The SF State AAPA joined the SF State Third World Liberation Front in summer of 1968 along with many other student groups of color, including the BSU (Black Student Union), MASC (Mexican American Students Confederation), PACE (Philippine-American Collegiate Endeavor), and ICSA (Intercollegiate Chinese for Social Action). Together, they fought for a School of Ethnic Studies within SF State to provide an education relevant to their communities. In addition, they fought for self-determination, open admissions for minority students, and more minority faculty.

The AAPA organized a public, community protest against S.I. Hayakawa, the SF State president at the time, in order to express Japanese Americans' disapproval of him and distance the Japanese community from him. They also held community forums within the Japanese American community to build support for the student strike by showing how the strike would positively affect the Japanese American community.

The Third World Liberation Front (TWLF) strike at SF State became the longest student strike in history. Eventually, they were successful in challenging school officials and getting the first School of Ethnic Studies, including a department for Asian American Studies. Furthermore, the AAPA's participation in it showed the potential of Asian American activism.

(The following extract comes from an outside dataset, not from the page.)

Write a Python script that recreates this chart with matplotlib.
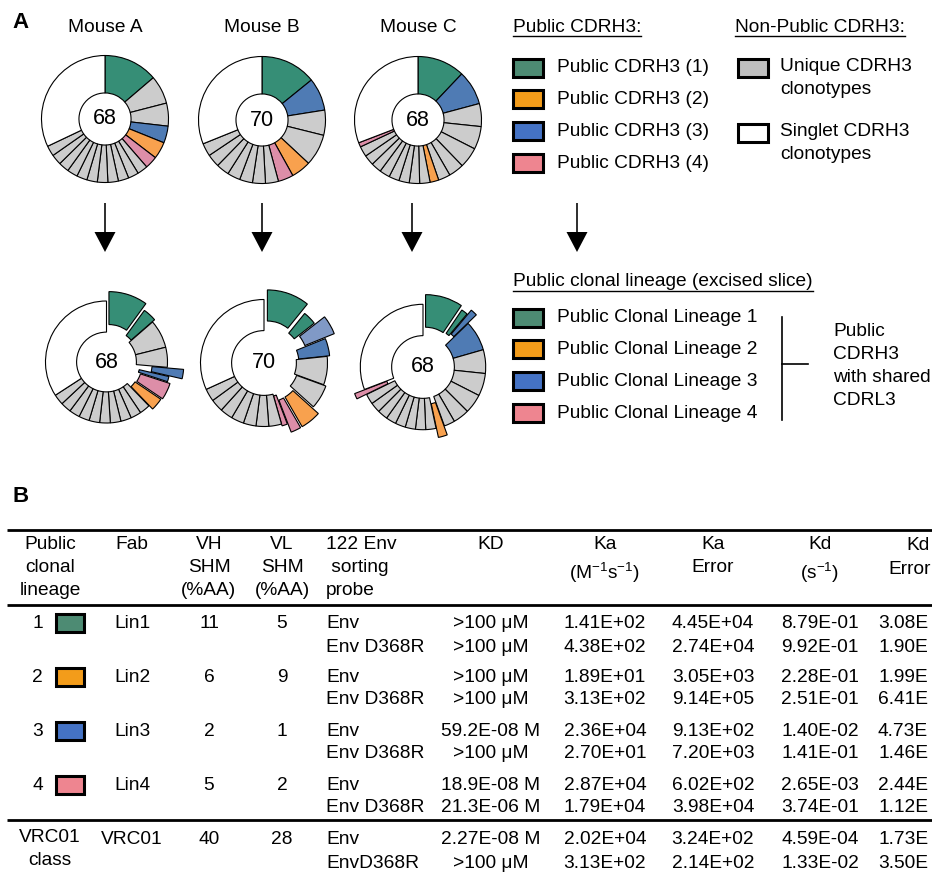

According to scholar Karen Umemoto, this strike "marked a 'shedding of silence' and an affirmation of identity" for Asian American students.

=== UC Berkeley ===
On January 11, 1969, the UC Berkeley AAPA, along with the Berkeley Chinese Students Club and Nisei Students Club, organized a symposium titled "The Asian Experience in America/Yellow Identity" in order to discuss Asian identity, talk about Asian American studies, and garner support for the TWLF strike. This symposium brought together college students from all over California, who came together to write a resolution to fully support the SF State strike and express Asian American solidarity with other people of color. After the SF State strike, the Berkeley AAPA helped to form the Berkeley Third World Liberation Front along with the Afro-American Student Union, the Mexican American Students Confederation, and the Native American Student Union. They participated in the TWLF strike at Berkeley in 1969, which helped lead to the establishment of an Ethnic Studies department, which contained a division for Asian American studies. In addition, they negotiated with the university administration to establish an experimental course in Asian/American Studies in winter of 1969, which contained topics such as the Vietnam War, imperialism and colonialism in Asia, and Asian American history, and contemporary Asian American issues.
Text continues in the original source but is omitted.